Boeing and the International Association of Machinists and Aerospace Workers reached a tentative deal last Wednesday. King told reporters after Sunday’s vote that the new contract would allow longtime union workers to leave “with a healthy retirement” and give younger workers job security.
As part of the deal, wage increases and bonuses are locked in until mid-2022 — a 7 1/2-year extension of the current pact. Eligible employees are scheduled to receive an $8,000 signing bonus within 30 days of the ratification vote, according to a summary of the deal.
Boeing Co. officials praised the union after the vote.
“Not only does it better position us to compete, but it also ensures that our highly skilled IAM-represented employees, those with us today and in the future, are appropriately compensated for their important work,” said Boeing St. Louis site executive Bill Schnettgoecke.
Boeing workers in the St. Louis area build the F/A-18 and F-15 fighters and the EA-18G electronic attack aircraft, along with other programs. But the F/A-18 Super Hornet program is set to end in 2016 unless there are more orders.
The contract ratified Sunday covers 2,400 Boeing aerospace employees in St. Louis; China Lake, Calif.; and the Naval Air Station Patuxent River, Md., King said.
Boeing officials said Sunday that the company hoped to bid for work extending those lines or including new projects, and that extending the Machinists’ contract puts the company in a more competitive position.
The deal sets up a two-tier wage structure. Employees hired after March 1 in many job classifications would see their wages top out at levels 8 percent to 49 percent below the top wages now earned by workers in the same classes.
King said Sunday that the two tiers were not “too far off from the traditional pay scales that are out there” and would put the company “in better position to bid on future work.”
Under the deal, employees will pay a larger share of health insurance costs in the future.
Those concessions – along with buyouts – could reduce Boeing’s costs enough to win more orders. Eligible employees will be able to accept buyouts between September 2014 and September 2015, King said.
Wilma Buie, an assembly mechanic who is not eligible for a buyout, said the contract would freeze her pension level after just eight years on the job. By approving the two-tier wage scale, Buie said the union did not do enough to watch out for future employees.
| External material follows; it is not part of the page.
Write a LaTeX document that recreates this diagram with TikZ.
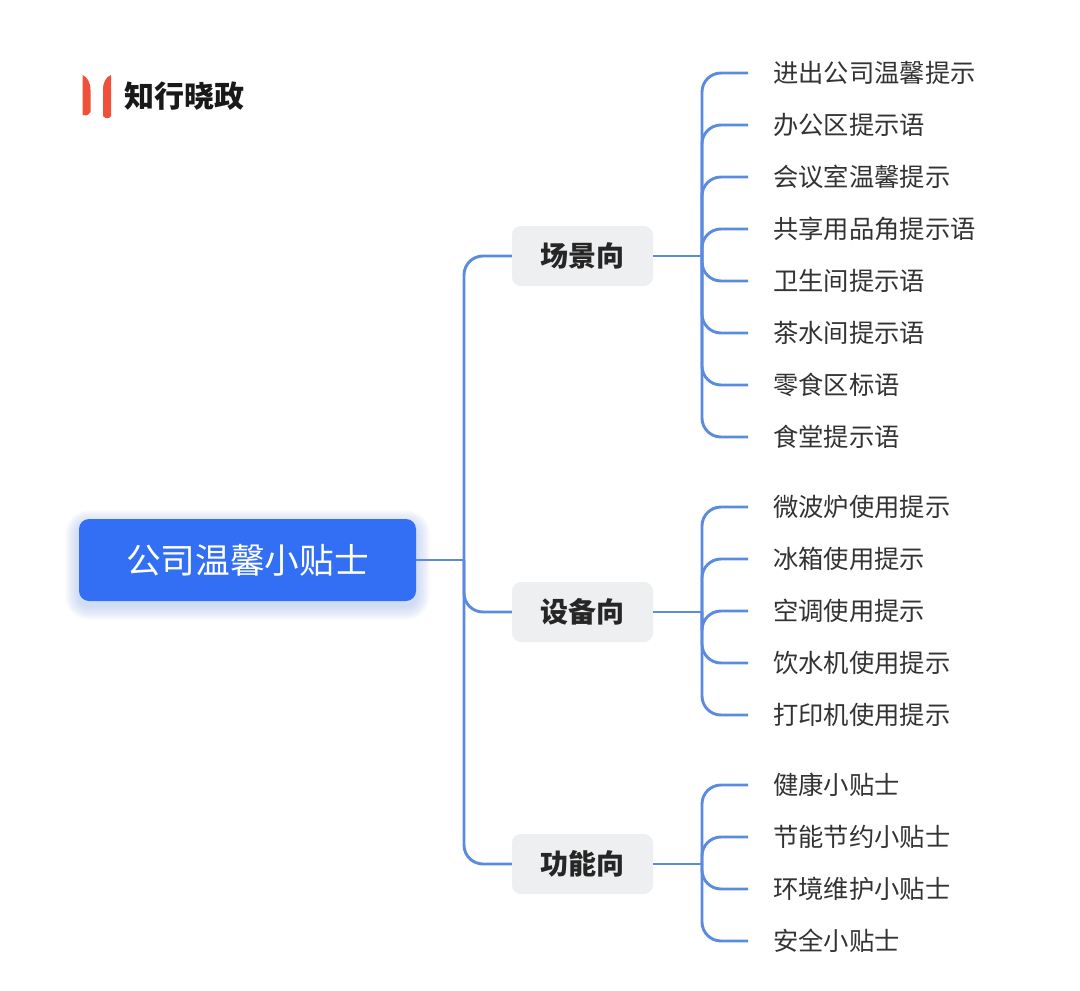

“I thought that was separation,” Buie said.
King said the union tried to persuade Boeing to keep intact employees’ ability to accrue benefit service until everyone had 30 years of benefit service under their belts.
“The company wasn’t interested in that,” he said. “There had to be a cutoff line some place.”
Union leaders had warned members that layoffs would have been likely by the end of this year had the deal not passed. King reiterated that Sunday when asked what would have happened if workers had rejected the contract extension.
“If (the vote) would have went the other way . we would have just went to the bargaining table in January 2015 with probably about 300 to 500 laid off and no winning of new work because we didn’t get the wage rates down comparable to what they need to bid on future projects,” he said. “You were going to be looking at layoffs, layoffs, layoffs and no potential new work.”
King acknowledged that Boeing could still have layoffs between now and January, but the company told the union that layoffs were unlikely if more than 300 employees took the early retirement packages.